Tuesday, June 14, 2022

I'm Thinking of Ending Things

 


Writer / director Charlie Kaufman's surrealism is more provocative, potent, and, at times, ponderous than that of more prolific and nimble eccentrics like Paul Thomas Anderson or Wes Anderson.
Kaufman's movies -- Being John Malkovich, Adaptation, Eternal Sunshine of the Spotless Mind, among them -- are punchy contemplations of the struggle to be fully whomever it is we are and how that struggle is complicated by other people.
Kaufman's characters -- I suspect to one degree or another alters to his ego -- wrestle with ideas, not all of them original notions, that frequently are left unresolved but nonetheless thoroughly examined -- thus the sometimes ponderous nature of his work.
"I'm Thinking of Ending Things" is not as one might suspect about suicide, necessarily. It is ostensibly a two-character consideration of ambivalence. A young woman played by Jessie Buckley and her boyfriend, Jake, played by a never-better Jesse Plemons, are on the road in Oklahoma during a snow storm to visit Jake's parents, played by David Thewlis and Toni Collette, at their farmhouse.
During the home visit, the four characters seem to shift in time and space, with the parents appearing at different ages and in different stages of infirmity.

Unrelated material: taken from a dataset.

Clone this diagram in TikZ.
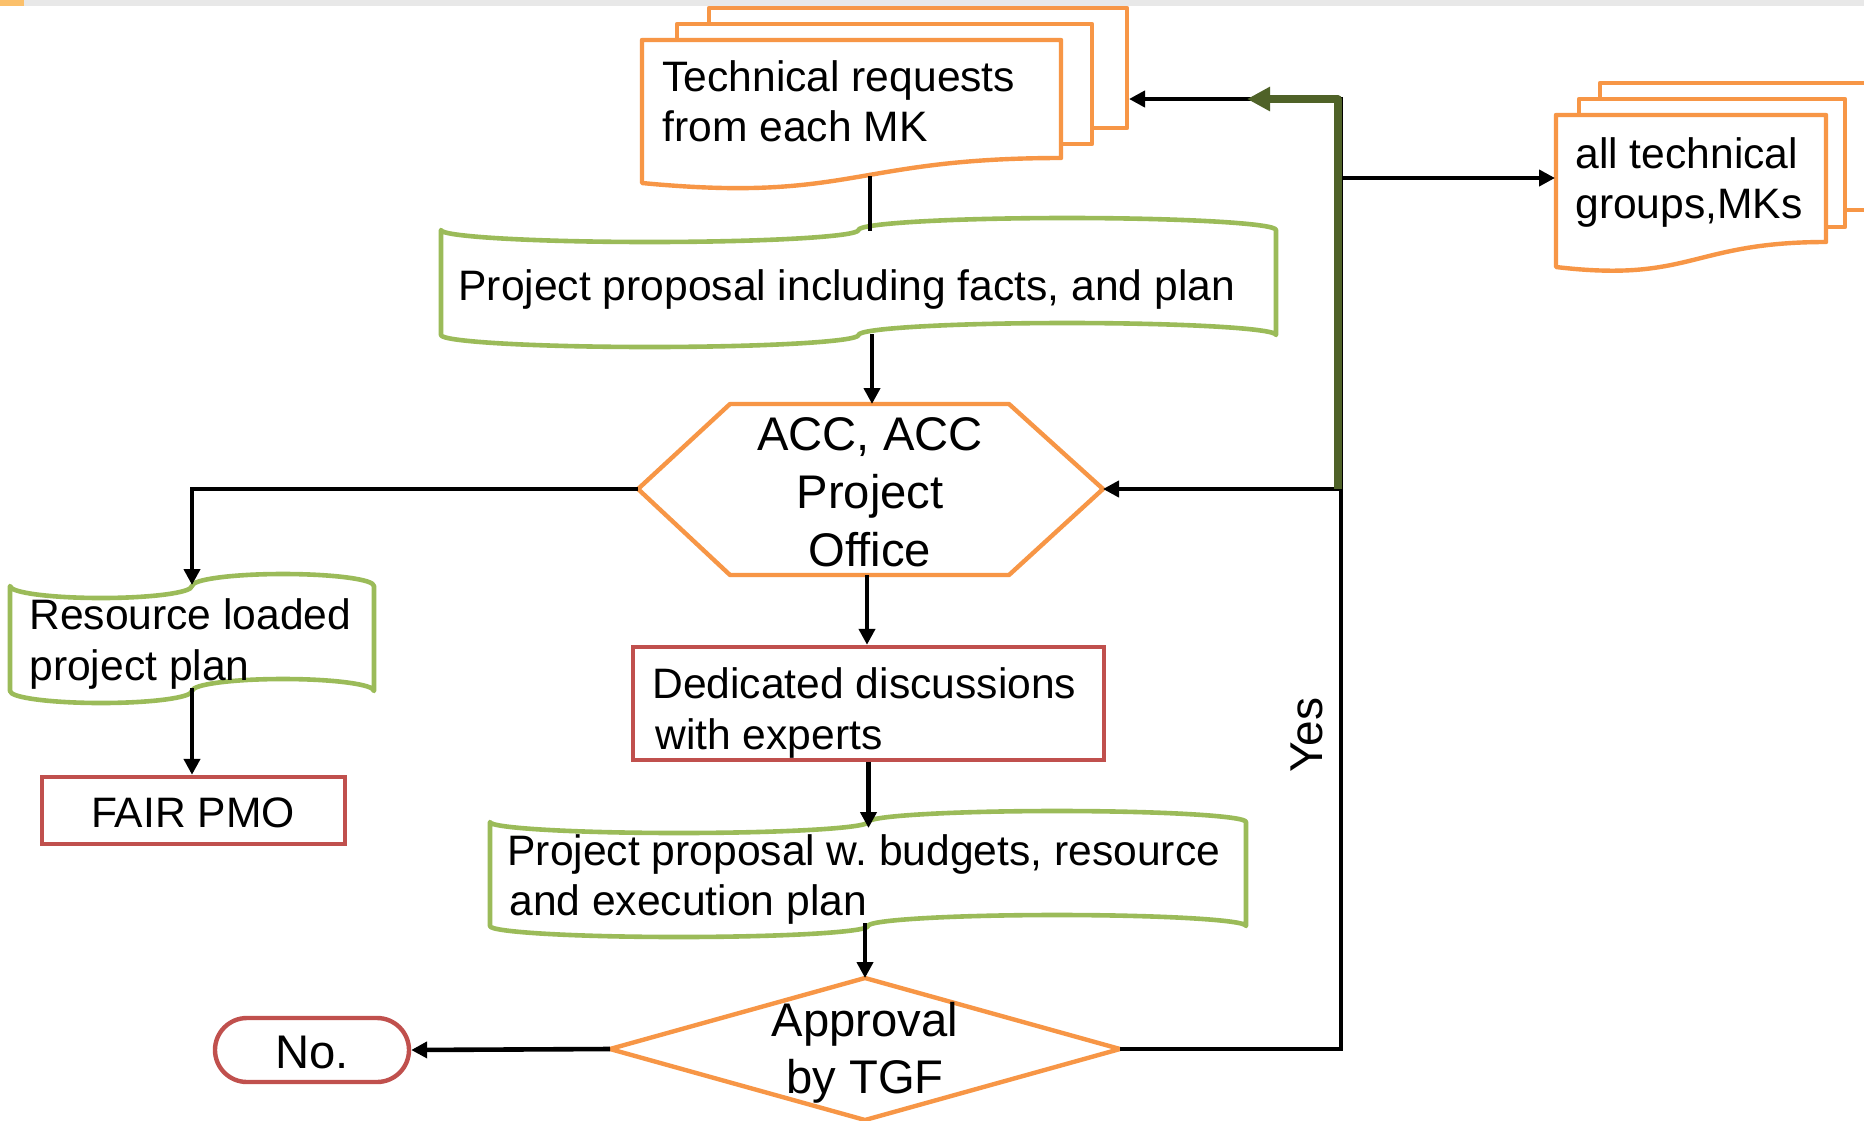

The young woman, the dominant POV, falls into playing whatever role the situation demands even though she doesn't want to be there, with her boyfriend and having to contend with his or his parents' issues. The young couple's erudition belies their surroundings and circumstances; they are extraordinarily insightful and articulate but also guarded and uncertain.
Interspersed with the home visit are scenes of a high school janitor (Guy Boyd) cleaning the hallways while a production of Oklahoma is being rehearsed. The final reel of the movie brings these elements together but the getting there is a bit of a slog, and the ambiguity of the movie's ending will no doubt spark all manner of speculation among those who were arrested by Kaufman's idiosyncratic vision.